Après plusieurs mois de tensions diplomatiques, Paris et Alger ont officiellement repris le chemin du dialogue. À l’occasion de l’Aïd el-Fitr, ce lundi 31 mars, les présidents Emmanuel Macron et Abdelmadjid Tebboune ont convenu de relancer leur relation bilatérale, dans un contexte encore marqué par de fortes crispations.
Dans un communiqué commun, les deux chefs d’État ont réaffirmé leur volonté de renouer le « dialogue fructueux » amorcé lors de la visite d’Emmanuel Macron à Alger en août 2022. Un dialogue désormais placé sous le signe d’un partenariat d’égal à égal, à la lumière des enjeux stratégiques communs aux deux rives de la Méditerranée.

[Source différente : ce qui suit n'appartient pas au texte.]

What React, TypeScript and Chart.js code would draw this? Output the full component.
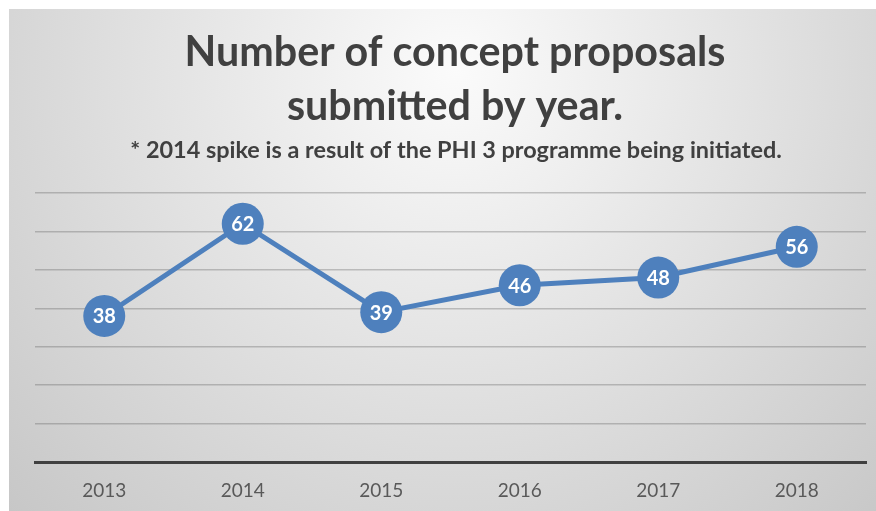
import { useEffect, useRef } from "react";
import { Chart, registerables } from "chart.js";

Chart.register(...registerables);

const years = ["2013", "2014", "2015", "2016", "2017", "2018"];
const proposals = [38, 62, 39, 46, 48, 56];
const titleLines = ["Number of concept proposals", "submitted by year."];
const subtitleText = "* 2014 spike is a result of the PHI 3 programme being initiated.";
const yMin = 0;
const yMax = 70;
const yStep = 10;

const FONT = "Lato, 'Open Sans', 'DejaVu Sans', sans-serif";
const BLUE = "#4e80bd";
const TEXT = "#404040";

const backgroundPlugin = {
  id: "bgGradient",
  beforeDraw(chart: any) {
    const { ctx, width, height } = chart;
    ctx.save();
    const g = ctx.createRadialGradient(446, 60, 0, 446, 60, 640);
    g.addColorStop(0, "#fbfbfb");
    g.addColorStop(1, "#c6c6c6");
    ctx.fillStyle = g;
    ctx.fillRect(0, 0, width, height);
    ctx.restore();
  },
};

const fitFont = (ctx: CanvasRenderingContext2D, text: string, target: number, weight: string) => {
  ctx.font = `${weight} 100px ${FONT}`;
  const w = ctx.measureText(text).width;
  return (100 * target) / w;
};

const titlePlugin = {
  id: "titleText",
  afterDraw(chart: any) {
    const { ctx } = chart;
    ctx.save();
    ctx.fillStyle = TEXT;
    ctx.textAlign = "center";
    ctx.textBaseline = "alphabetic";
    const s1 = fitFont(ctx, titleLines[0], 541, "bold");
    ctx.font = `bold ${s1}px ${FONT}`;
    ctx.fillText(titleLines[0], 446, 57);
    ctx.fillText(titleLines[1], 446, 111);
    const s2 = fitFont(ctx, subtitleText, 652, "bold");
    ctx.font = `bold ${s2}px ${FONT}`;
    ctx.fillText(subtitleText, 447, 149);
    ctx.restore();
  },
};

const labelPlugin = {
  id: "pointLabels",
  afterDatasetsDraw(chart: any) {
    const { ctx } = chart;
    const meta = chart.getDatasetMeta(0);
    const data = chart.data.datasets[0].data;
    ctx.save();
    ctx.fillStyle = "#ffffff";
    ctx.font = `bold 20px ${FONT}`;
    ctx.textAlign = "center";
    ctx.textBaseline = "middle";
    meta.data.forEach((el: any, i: number) => {
      ctx.fillText(String(data[i]), el.x, el.y + 1);
    });
    ctx.restore();
  },
};

export default function App() {
  const ref = useRef<HTMLCanvasElement | null>(null);

  useEffect(() => {
    document.documentElement.style.overflow = "hidden";
    document.body.style.overflow = "hidden";
    if (!ref.current) return;
    const chart = new Chart(ref.current, {
      type: "line",
      data: {
        labels: years,
        datasets: [
          {
            data: proposals,
            borderColor: BLUE,
            borderWidth: 5,
            pointRadius: 21,
            pointHoverRadius: 21,
            pointBackgroundColor: BLUE,
            pointBorderColor: BLUE,
            pointBorderWidth: 0,
            tension: 0,
          },
        ],
      },
      options: {
        animation: false,
        responsive: false,
        maintainAspectRatio: false,
        layout: { padding: { left: 26, right: 24, top: 184, bottom: 0 } },
        plugins: {
          legend: { display: false },
          title: { display: false },
          tooltip: { enabled: false },
        },
        scales: {
          x: {
            offset: true,
            grid: { display: false, drawTicks: false },
            border: { display: true, color: "#404040", width: 3 },
            ticks: {
              color: "#595959",
              font: { family: FONT, size: 19 },
              padding: 17,
            },
            afterFit(scale: any) {
              scale.height = 49;
            },
          },
          y: {
            min: yMin,
            max: yMax,
            ticks: { display: false, stepSize: yStep },
            grid: { color: "rgba(80,80,80,0.3)", lineWidth: 1.5, drawTicks: false },
            border: { display: false },
            afterFit(scale: any) {
              scale.width = 0;
            },
          },
        },
      },
      plugins: [backgroundPlugin, titlePlugin, labelPlugin],
    });
    return () => chart.destroy();
  }, []);

  return (
    <div style={{ position: "fixed", left: 9, top: 9, width: 881, height: 502, overflow: "hidden" }}>
      <canvas ref={ref} width={881} height={502} style={{ display: "block", width: 881, height: 502 }} />
    </div>
  );
}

Sécurité, migration, mémoire : les dossiers sensibles sur la table
Première décision concrète : la reprise sans délai de la coopération sécuritaire, un point clé pour les deux pays, notamment dans la lutte contre le terrorisme au Sahel et contre les réseaux de trafic humain.

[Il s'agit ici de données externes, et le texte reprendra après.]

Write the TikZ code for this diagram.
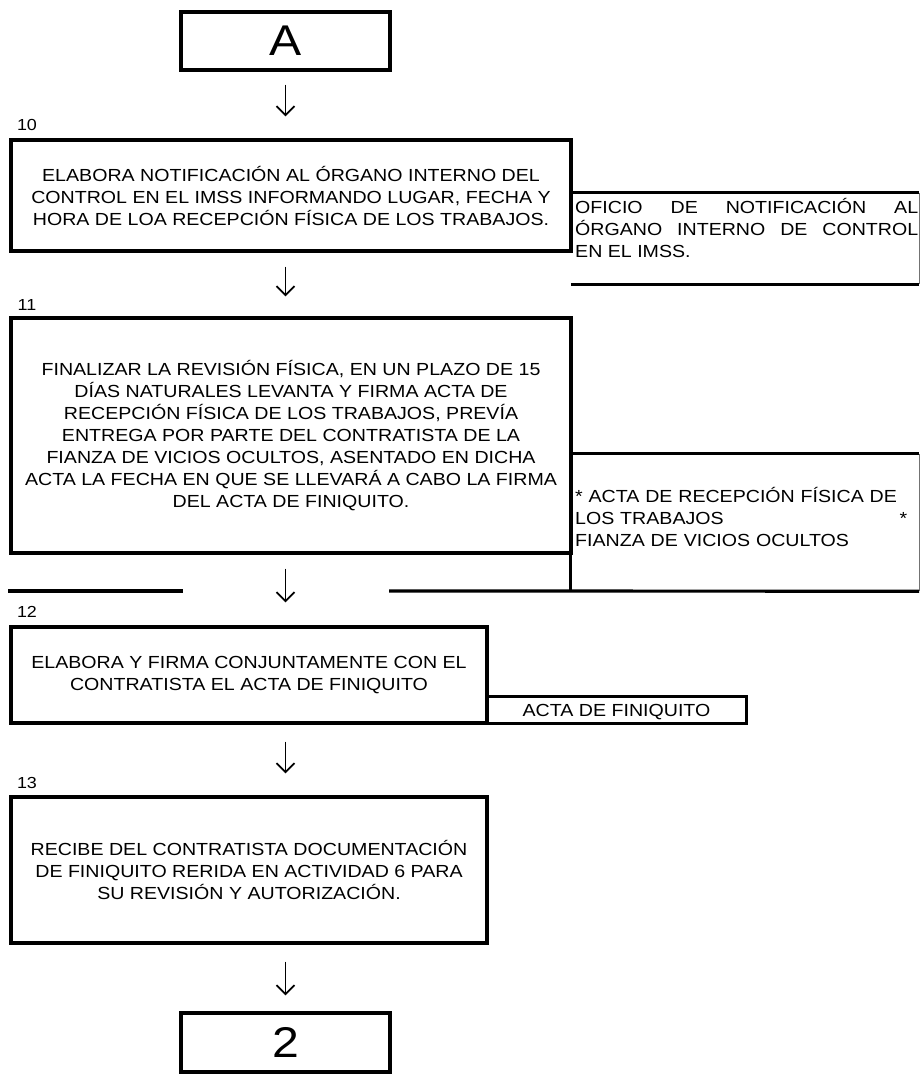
\documentclass[tikz,border=0pt]{standalone}
\usepackage{fontspec}
\setmainfont{Liberation Sans}[FakeStretch=1.12]
\usepackage{tikz}
\usetikzlibrary{arrows.meta,positioning}

\begin{document}
\begin{tikzpicture}[
    x=1pt, y=-1pt,
    font=\fontsize{17.5}{22}\selectfont,
    box/.style={draw, line width=3.2pt, align=center, inner sep=0pt},
    conn/.style={box, minimum width=209pt, minimum height=58pt, font=\fontsize{43}{43}\selectfont},
    docbox/.style={inner sep=0pt},
    doctext/.style={inner sep=0pt, anchor=base west},
    num/.style={font=\fontsize{16}{18}\selectfont, inner sep=0pt},
    flow/.style={-{Straight Barb[length=9pt,width=18pt]}, line width=1.8pt},
    hline/.style={line width=3.2pt},
    rim/.style={line width=0.8pt, black!55}
]
\useasboundingbox (0,0) rectangle (920,1087);

% connectors and steps
\node[conn] (connA) at (285.5,41) {A};
\node[num] (n10) at (27,125) {10};
\node[box, minimum width=560pt, minimum height=111pt] (b10) at (291,195.5)
    {ELABORA NOTIFICACIÓN AL ÓRGANO INTERNO DEL\\CONTROL EN EL IMSS INFORMANDO LUGAR, FECHA Y\\HORA DE LOA RECEPCIÓN FÍSICA DE LOS TRABAJOS.};
\node[num] (n11) at (27,305) {11};
\node[box, minimum width=560pt, minimum height=235pt] (b11) at (291,435.5)
    {FINALIZAR LA REVISIÓN FÍSICA, EN UN PLAZO DE 15\\DÍAS NATURALES LEVANTA Y FIRMA ACTA DE\\RECEPCIÓN FÍSICA DE LOS TRABAJOS, PREVÍA\\ENTREGA POR PARTE DEL CONTRATISTA DE LA\\FIANZA DE VICIOS OCULTOS, ASENTADO EN DICHA\\ACTA LA FECHA EN QUE SE LLEVARÁ A CABO LA FIRMA\\DEL ACTA DE FINIQUITO.};
\node[num] (n12) at (27,612) {12};
\node[box, minimum width=476pt, minimum height=96pt] (b12) at (249,675)
    {ELABORA Y FIRMA CONJUNTAMENTE CON EL\\CONTRATISTA EL ACTA DE FINIQUITO};
\node[num] (n13) at (27,783) {13};
\node[box, minimum width=476pt, minimum height=146pt] (b13) at (249,870)
    {RECIBE DEL CONTRATISTA DOCUMENTACIÓN\\DE FINIQUITO RERIDA EN ACTIVIDAD 6 PARA\\SU REVISIÓN Y AUTORIZACIÓN.};
\node[conn, minimum height=59pt] (conn2) at (285.5,1042.5) {2};

% documents
\node[docbox, minimum width=348pt, minimum height=91pt] (doc1) at (745,238.5) {};
\node[doctext, text width=343pt, align=justify] (doc1txt) at (575,213)
    {OFICIO DE NOTIFICACIÓN AL\linebreak ÓRGANO INTERNO DE CONTROL\linebreak EN EL IMSS.};
\node[docbox, minimum width=348pt, minimum height=137pt] (doc2) at (745,522.5) {};
\node[doctext, text width=332pt, align=left] (doc2txt) at (575,502)
    {* ACTA DE RECEPCIÓN FÍSICA DE\\LOS TRABAJOS\hspace{0pt plus 1filll}*\\FIANZA DE VICIOS OCULTOS};
\node[docbox, minimum width=259pt, minimum height=26pt, text height=12.5pt, text depth=0pt] (doc3) at (616.5,710) {ACTA DE FINIQUITO};

\draw[hline] (doc1.north west) -- (doc1.north east);
\draw[rim] (doc1.north east) -- (doc1.south east);
\draw[hline] (doc1.south west) -- (doc1.south east);
\draw[hline] (doc2.north east) -- (doc2.north west) -- (doc2.south west);
\draw[rim] (doc2.north east) -- (doc2.south east);
\draw[hline] (389,591) -- (doc2.south east);
\draw[hline] (8,591) -- (183,591);
\draw[hline] (doc3.north west) -- (doc3.north east) -- (doc3.south east) -- (doc3.south west);

% flow
\draw[flow, shorten <=13pt, shorten >=22pt] (connA.south) -- (connA.south |- b10.north);
\draw[flow, shorten <=14pt, shorten >=20pt] (connA.south |- b10.south) -- (connA.south |- b11.north);
\draw[flow, shorten <=14pt, shorten >=23pt] (connA.south |- b11.south) -- (connA.south |- b12.north);
\draw[flow, shorten <=17pt, shorten >=22pt] (connA.south |- b12.south) -- (connA.south |- b13.north);
\draw[flow, shorten <=17pt, shorten >=16pt] (connA.south |- b13.south) -- (conn2.north);
\end{tikzpicture}
\end{document}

Autre priorité urgente, la coopération migratoire qui s’était fortement détériorée ces dernières semaines. Les tensions avaient atteint un sommet après l’attentat de Mulhouse du 22 février, perpétré par un ressortissant algérien visé par plusieurs obligations de quitter le territoire français (OQTF) restées sans effet, faute de réadmission par Alger. Cette tragédie avait ravivé les critiques les plus virulentes au sein du gouvernement français, notamment celle du ministre de l’Intérieur Bruno Retailleau, aujourd’hui nettement plus discret.
Paris et Alger s’engagent désormais à « réinitier immédiatement » cette coopération migratoire, avec une exigence de résultats concrets répondant aux attentes des deux côtés.
Le poids de l’Histoire toujours présent
Autre chantier délicat relancé : le travail de mémoire sur la colonisation française de l’Algérie et la guerre d’indépendance. La commission mixte d’historiens, qui était à l’arrêt, va reprendre ses travaux, avec pour objectif de présenter des propositions concrètes avant l’été 2025.
Cette initiative vise à apaiser un contentieux mémoriel toujours vif, qui pèse sur la normalisation complète des relations entre les deux anciens adversaires.
Une relance diplomatique prudente mais engagée
Afin de donner un élan rapide à cette réconciliation, plusieurs visites ministérielles sont déjà annoncées : le chef de la diplomatie française Jean-Noël Barrot se rendra à Alger dès le 6 avril, suivi du ministre de la Justice Gérald Darmanin. Ces déplacements visent à relancer la coopération judiciaire et à ouvrir la voie à une rencontre bilatérale au sommet, dont le principe a été acté, sans date précisée.
Enfin, les deux présidents ont exprimé leur souhait de développer la coopération économique, aujourd’hui largement freinée par les tensions politiques et les cycles de rupture dans la relation franco-algérienne.
Une libération qui reste en suspens
Toutefois, cette relance reste conditionnée, dans les faits, à la libération de l’écrivain algérien Boualem Sansal, dont le cas symbolise les enjeux internes à l’Algérie et les attentes françaises en matière de droits humains. Cette libération, non mentionnée explicitement dans le communiqué, reste un sujet de blocage potentiel.
En somme, cette nouvelle phase du dialogue franco-algérien s’ouvre avec prudence. Elle repose sur une relation personnelle entre Macron et Tebboune, mais devra surmonter des défis structurels et symboliques pour s’inscrire dans la durée.